**Challenge**
Everything from the opening line of the records below through the line with "from matplotlib.lines import Line2D" must be duplicated exactly, pictures left out.

**Task material**
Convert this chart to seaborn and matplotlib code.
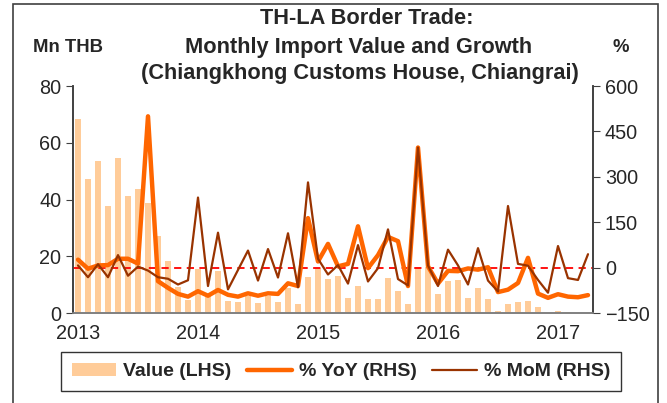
import matplotlib
matplotlib.use("Agg")
import matplotlib.pyplot as plt
import seaborn as sns
import numpy as np
import pandas as pd
from matplotlib.patches import Patch, Rectangle
from matplotlib.lines import Line2D

# ---- data (Jan 2013 .. Apr 2017) ----
value_mn_thb = [68.5, 47.4, 53.6, 37.9, 54.7, 41.2, 43.8, 38.9, 27.3, 18.4, 9.2, 4.7,
                15.5, 6.5, 14.9, 4.5, 3.9, 6.1, 3.5, 6.1, 4.1, 9.0, 3.2, 12.8,
                15.8, 12.0, 13.1, 5.3, 9.6, 5.0, 5.0, 12.3, 8.0, 3.2, 16.4, 16.4,
                6.7, 11.2, 11.6, 5.3, 8.9, 5.2, 0.9, 3.3, 3.9, 4.2, 2.3, 0.2,
                0.7, 0.35, 0.2, 0.2]
yoy_pct = [27, -3, 8, 9, 30, 30, 14, 500, -44, -66, -86, -95,
           -77, -92, -73, -89, -95, -84, -92, -84, -86, -51, -60, 164,
           21, 79, 5, 13, 137, -1, 42, 102, 88, -60, 397, 5,
           -52, -10, -11, -2, -6, 2, -80, -72, -50, 33, -85, -99,
           -87, -95, -97, -90]
mom_pct = [8, -31, 12, -31, 42, -26, 4, -9, -31, -36, -55, -41,
           232, -60, 116, -71, -7, 57, -42, 62, -32, 114, -64, 282,
           30, -22, 9, -52, 75, -45, -1, 127, -37, -58, 397, 8,
           -60, 60, 8, -55, 65, -42, -78, 204, 13, 7, -40, -82,
           72, -34, -40, 45]
year_labels = ["2013", "2014", "2015", "2016", "2017"]
title_lines = ["TH-LA Border Trade:", "Monthly Import Value and Growth",
               "(Chiangkhong Customs House, Chiangrai)"]
legend_labels = ["Value (LHS)", "% YoY (RHS)", "% MoM (RHS)"]

n = len(value_mn_thb)
month_idx = list(range(n))
df = pd.DataFrame({"m": month_idx, "value": value_mn_thb, "yoy": yoy_pct, "mom": mom_pct})

sns.set_style("white")
plt.rcParams["font.family"] = ["Liberation Sans", "DejaVu Sans"]

BAR_C = "#FFCC99"
YOY_C = "#FF6600"
MOM_C = "#993300"

fig = plt.figure(figsize=(6.67, 4.03), dpi=100)
ax = fig.add_axes([73 / 667, 1 - 313.3 / 403, 520 / 667, 227.3 / 403])

sns.barplot(data=df, x="m", y="value", ax=ax, color=BAR_C, saturation=1,
            width=0.68, linewidth=0)
ax.set_ylim(0, 80)
ax.set_yticks([0, 20, 40, 60, 80])
ax.set_xlabel("")
ax.set_ylabel("")

ax2 = ax.twinx()
ax2.axhline(0, color="#FF0000", lw=1.3, ls=(0, (4, 3)), zorder=1)
sns.lineplot(data=df, x="m", y="yoy", ax=ax2, color=YOY_C, linewidth=3.2, zorder=2)
sns.lineplot(data=df, x="m", y="mom", ax=ax2, color=MOM_C, linewidth=1.6, zorder=3)
ax2.set_ylim(-150, 600)
ax2.set_yticks([-150, 0, 150, 300, 450, 600])
ax2.set_xlabel("")
ax2.set_ylabel("")

ax.set_xlim(-0.5, n - 0.5)
ax.set_xticks([0, 12, 24, 36, 48])
ax.set_xticklabels(year_labels)
ax.set_xticks([-0.5, 11.5, 23.5, 35.5, 47.5], minor=True)
ax.tick_params(axis="x", which="major", length=0, labelsize=14.3, pad=8)
ax.tick_params(axis="x", which="minor", length=5, direction="out", color="#404040")
ax.tick_params(axis="y", length=5, direction="out", labelsize=14.3, color="#404040", left=True)
ax2.tick_params(axis="y", length=5, direction="out", labelsize=14.3, color="#404040", right=True)

for a in (ax, ax2):
    a.spines["top"].set_visible(False)
    a.spines["left"].set_color("#404040")
    a.spines["right"].set_color("#404040")
    a.spines["bottom"].set_color("#808080")
    for s in a.spines.values():
        s.set_linewidth(1.2)

# titles and axis unit labels
ys = [1 - 19 / 403, 1 - 47 / 403, 1 - 73 / 403]
xs = [367 / 667, 359 / 667, 360 / 667]
for t, x, y in zip(title_lines, xs, ys):
    fig.text(x, y, t, ha="center", va="center", fontsize=15.7, fontweight="bold")
fig.text(33 / 667, 1 - 47 / 403, "Mn THB", ha="left", va="center", fontsize=13.3, fontweight="bold")
fig.text(621 / 667, 1 - 47 / 403, "%", ha="center", va="center", fontsize=13.3, fontweight="bold")

# legend
handles = [Patch(facecolor=BAR_C, edgecolor="none"),
           Line2D([], [], color=YOY_C, lw=3.2),
           Line2D([], [], color=MOM_C, lw=1.6)]
leg = fig.legend(handles, legend_labels, loc="center", bbox_to_anchor=(341 / 667, 1 - 371.5 / 403),
                 ncol=3, frameon=True, fancybox=False, edgecolor="black",
                 prop={"weight": "bold", "size": 14}, handlelength=2.3,
                 columnspacing=0.8, handletextpad=0.36, borderpad=0.55, borderaxespad=0)
leg.get_frame().set_linewidth(1.0)

# outer frame
fig.patches.append(Rectangle((13 / 667, -0.01), (658 - 13) / 667, 1.0 - 4 / 403 + 0.01,
                             transform=fig.transFigure, fill=False, edgecolor="#404040", lw=1.2))

fig.savefig("out.png", dpi=100)
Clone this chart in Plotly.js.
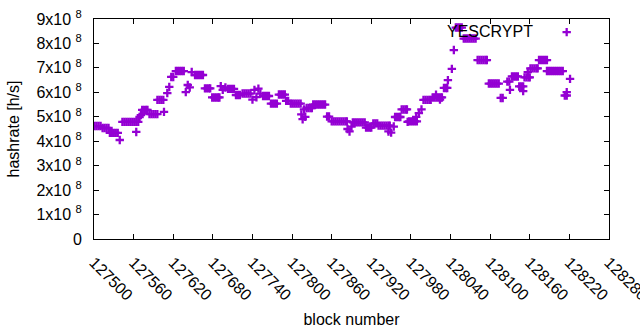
<!DOCTYPE html>
<html>
<head>
<meta charset="utf-8">
<script src="https://cdn.plot.ly/plotly-3.0.1.min.js"></script>
<style>html,body{margin:0;padding:0;background:#fff;overflow:hidden;}#chart{width:640px;height:330px;}</style>
</head>
<body>
<div id="chart"></div>
<script>
// block numbers (x) and hashrate values (h/s)
const blocks = [
  127501,127504,127507,127510,
  127513,127516,127519,127522,
  127524,127527,127530,127533,127536,
  127539,
  127543,127546,127549,127552,127555,127558,127561,127564,127567,
  127564,
  127569,127571,
  127573,127576,127579,127581,
  127584,127587,127590,127593,127596,
  127606,
  127596,127599,127602,127605,
  127611,127614,
  127617,127620,
  127624,127627,127630,127633,127636,
  127639,127642,127645,
  127648,
  127653,127656,127659,127662,127665,
  127668,127671,127674,127676,
  127679,127682,127685,127688,127690,
  127692,127695,127699,
  127703,127706,127709,127712,
  127715,127718,127721,
  127725,127728,127731,127734,127737,
  127740,127743,127746,127749,127752,
  127756,127759,127762,127765,
  127768,127771,127774,127777,
  127780,127783,127786,127789,
  127791,127794,
  127798,127801,127804,127807,127810,127813,
  127814,127816,127818,127820,
  127822,127825,127828,127830,
  127832,127835,127838,127841,127844,127847,127850,
  127853,127856,
  127860,127863,127866,127869,127872,127875,127878,127881,127883,
  127884,127887,127890,
  127892,127895,127898,127901,127904,127907,127910,
  127912,127915,127918,127920,
  127923,127926,127929,
  127931,127934,127937,127940,127943,127946,127948,
  127946,127950,127954,
  127956,127959,127962,127964,
  127966,127969,127972,127974,
  127975,
  127977,127980,127983,127986,127989,
  127988,127992,127996,
  127999,128002,128005,128008,128010,
  128013,128016,128019,128022,128025,128027,
  128018,128024,
  128030,128033,128035,
  128036,128042,128045,
  128048,128051,128054,128057,
  128060,128063,128066,128069,128072,128075,128078,
  128081,128084,128087,128090,128093,128095,
  128098,128101,128104,128107,128110,128113,
  128116,128119,
  128126,128129,128130,
  128133,128136,128139,128142,
  128144,128147,128150,128150,
  128152,128155,128158,128160,
  128157,
  128161,128164,128167,128170,128172,
  128174,128177,128180,128183,128186,
  128186,128189,128192,128195,128198,128201,128204,128207,128210,
  128213,128216,128216,
  128221
];
const hashrate = [
  4.62e8,4.62e8,4.62e8,4.62e8,
  4.54e8,4.54e8,4.54e8,4.54e8,
  4.34e8,4.34e8,4.34e8,4.34e8,4.34e8,
  4.05e8,
  4.79e8,4.79e8,4.79e8,4.79e8,4.79e8,4.79e8,4.79e8,4.79e8,4.79e8,
  4.38e8,
  4.99e8,5.07e8,
  5.28e8,5.28e8,5.28e8,5.28e8,
  5.11e8,5.11e8,5.11e8,5.11e8,5.11e8,
  5.20e8,
  5.69e8,5.69e8,5.69e8,5.69e8,
  5.97e8,6.22e8,
  6.63e8,6.63e8,
  6.87e8,6.87e8,6.87e8,6.87e8,6.87e8,
  6.01e8,6.30e8,6.20e8,
  6.83e8,
  6.71e8,6.71e8,6.71e8,6.71e8,6.71e8,
  6.16e8,6.16e8,6.16e8,6.16e8,
  5.79e8,5.79e8,5.79e8,5.79e8,5.79e8,
  6.25e8,6.10e8,6.20e8,
  6.14e8,6.14e8,6.14e8,6.14e8,
  5.89e8,5.89e8,5.89e8,
  5.95e8,5.95e8,5.95e8,5.95e8,5.95e8,
  5.70e8,6.10e8,5.80e8,6.15e8,5.95e8,
  5.85e8,5.85e8,5.85e8,5.85e8,
  5.54e8,5.54e8,5.54e8,5.54e8,
  5.91e8,5.91e8,5.91e8,5.91e8,
  5.65e8,5.65e8,
  5.54e8,5.54e8,5.54e8,5.54e8,5.54e8,5.54e8,
  5.10e8,4.90e8,5.30e8,5.00e8,
  5.36e8,5.36e8,5.36e8,5.36e8,
  5.50e8,5.50e8,5.50e8,5.50e8,5.50e8,5.50e8,5.50e8,
  5.01e8,5.01e8,
  4.81e8,4.81e8,4.81e8,4.81e8,4.81e8,4.81e8,4.81e8,4.81e8,4.81e8,
  4.50e8,4.40e8,4.60e8,
  4.77e8,4.77e8,4.77e8,4.77e8,4.77e8,4.77e8,4.77e8,
  4.56e8,4.56e8,4.56e8,4.56e8,
  4.73e8,4.73e8,4.73e8,
  4.64e8,4.64e8,4.64e8,4.64e8,4.64e8,4.64e8,4.64e8,
  4.40e8,4.35e8,4.60e8,
  4.99e8,4.99e8,4.99e8,4.99e8,
  5.30e8,5.30e8,5.30e8,5.30e8,
  4.79e8,
  4.81e8,4.81e8,4.81e8,4.81e8,4.81e8,
  5.00e8,5.15e8,5.30e8,
  5.69e8,5.69e8,5.69e8,5.69e8,5.69e8,
  5.79e8,5.79e8,5.79e8,5.79e8,5.79e8,5.79e8,
  5.90e8,5.70e8,
  6.18e8,6.18e8,6.18e8,
  6.50e8,6.96e8,7.73e8,
  8.65e8,8.65e8,8.65e8,8.65e8,
  8.20e8,8.20e8,8.20e8,8.20e8,8.20e8,8.20e8,8.20e8,
  7.32e8,7.32e8,7.32e8,7.32e8,7.32e8,7.32e8,
  6.36e8,6.36e8,6.36e8,6.36e8,6.36e8,6.36e8,
  5.77e8,5.77e8,
  6.44e8,6.44e8,6.10e8,
  6.65e8,6.65e8,6.65e8,6.65e8,
  6.24e8,6.24e8,6.24e8,6.05e8,
  6.61e8,6.61e8,6.61e8,6.61e8,
  6.83e8,
  6.98e8,6.98e8,6.98e8,6.98e8,6.98e8,
  7.32e8,7.32e8,7.32e8,7.32e8,7.32e8,
  6.87e8,6.87e8,6.87e8,6.87e8,6.87e8,6.87e8,6.87e8,6.87e8,6.87e8,
  5.87e8,5.87e8,6.01e8,
  6.55e8
];
const xTickVals = [127500,127560,127620,127680,127740,127800,127860,127920,127980,128040,128100,128160,128220,128280];
const xTickText = ["127500","127560","127620","127680","127740","127800","127860","127920","127980","128040","128100","128160","128220","128280"];
const yTickVals = [0,1e8,2e8,3e8,4e8,5e8,6e8,7e8,8e8,9e8];
const yTickText = ["0","1x10 <sup>8</sup>","2x10 <sup>8</sup>","3x10 <sup>8</sup>","4x10 <sup>8</sup>","5x10 <sup>8</sup>","6x10 <sup>8</sup>","7x10 <sup>8</sup>","8x10 <sup>8</sup>","9x10 <sup>8</sup>"];
const seriesName = "YESCRYPT";

const color = "#9400D3";
const font = {family: "Liberation Sans, Arial, sans-serif", size: 16, color: "#000"};

const trace = {
  x: blocks, y: hashrate, type: "scatter", mode: "markers",
  name: "", showlegend: true,
  marker: {symbol: "cross-thin", size: 6, color: color, line: {color: color, width: 2.3}},
  hoverinfo: "x+y"
};

const layout = {
  width: 640, height: 330,
  margin: {l: 94, r: 31, t: 19, b: 91},
  paper_bgcolor: "#fff", plot_bgcolor: "#fff",
  font: font,
  showlegend: true,
  legend: {x: 0.879, y: 0.94, xanchor: "left", yanchor: "middle", bgcolor: "rgba(0,0,0,0)", font: font},
  xaxis: {
    range: [127500, 128280], tickmode: "array", tickvals: xTickVals, ticktext: xTickText,
    tickangle: 45, ticks: "inside", ticklen: 5, tickcolor: "#000", mirror: "ticks",
    showline: true, linecolor: "#000", linewidth: 1, showgrid: false, zeroline: false,
    ticklabeloverflow: "allow", ticklabelstandoff: 7,
    tickfont: font, title: {text: "block number", font: font, standoff: 10}
  },
  yaxis: {
    range: [0, 9e8], tickmode: "array", tickvals: yTickVals, ticktext: yTickText,
    ticks: "inside", ticklen: 5, tickcolor: "#000", mirror: "ticks",
    showline: true, linecolor: "#000", linewidth: 1, showgrid: false, zeroline: false,
    tickfont: font, ticklabelstandoff: 8, title: {text: "hashrate [h/s]", font: font, standoff: 12}
  },
  annotations: [{
    xref: "paper", yref: "paper", x: 0.857, y: 0.945, xanchor: "right", yanchor: "middle",
    text: seriesName, showarrow: false, font: font
  }]
};

Plotly.newPlot("chart", [trace], layout, {staticPlot: true, displayModeBar: false});
</script>
</body>
</html>
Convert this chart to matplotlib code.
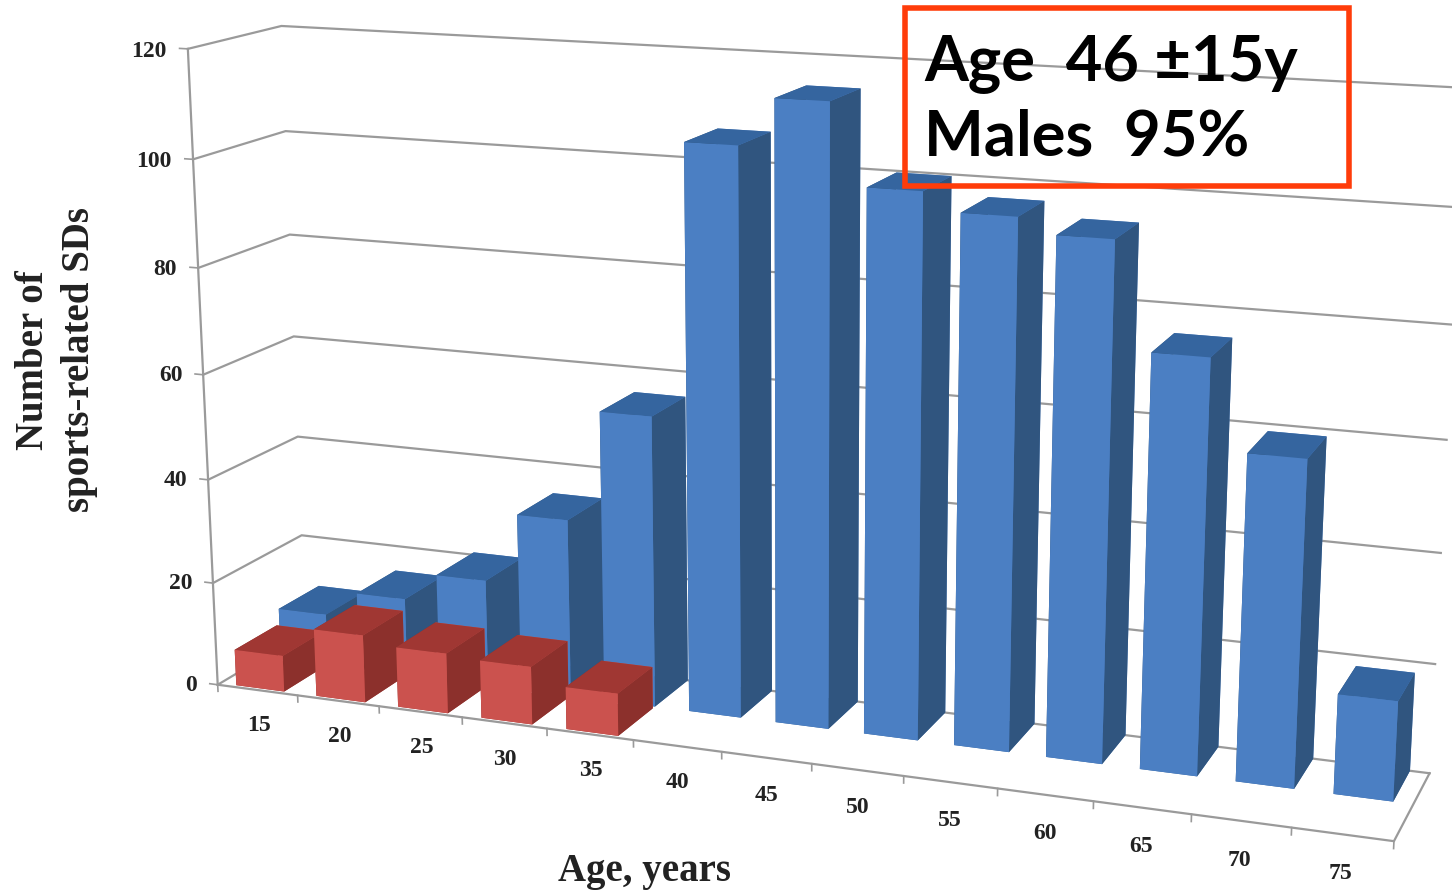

**Result for this task**
Convert this chart to seaborn and matplotlib code.
import matplotlib
matplotlib.use("Agg")
import matplotlib.pyplot as plt
import seaborn as sns
import numpy as np
import pandas as pd
from matplotlib.patches import Patch, Rectangle
from matplotlib.lines import Line2D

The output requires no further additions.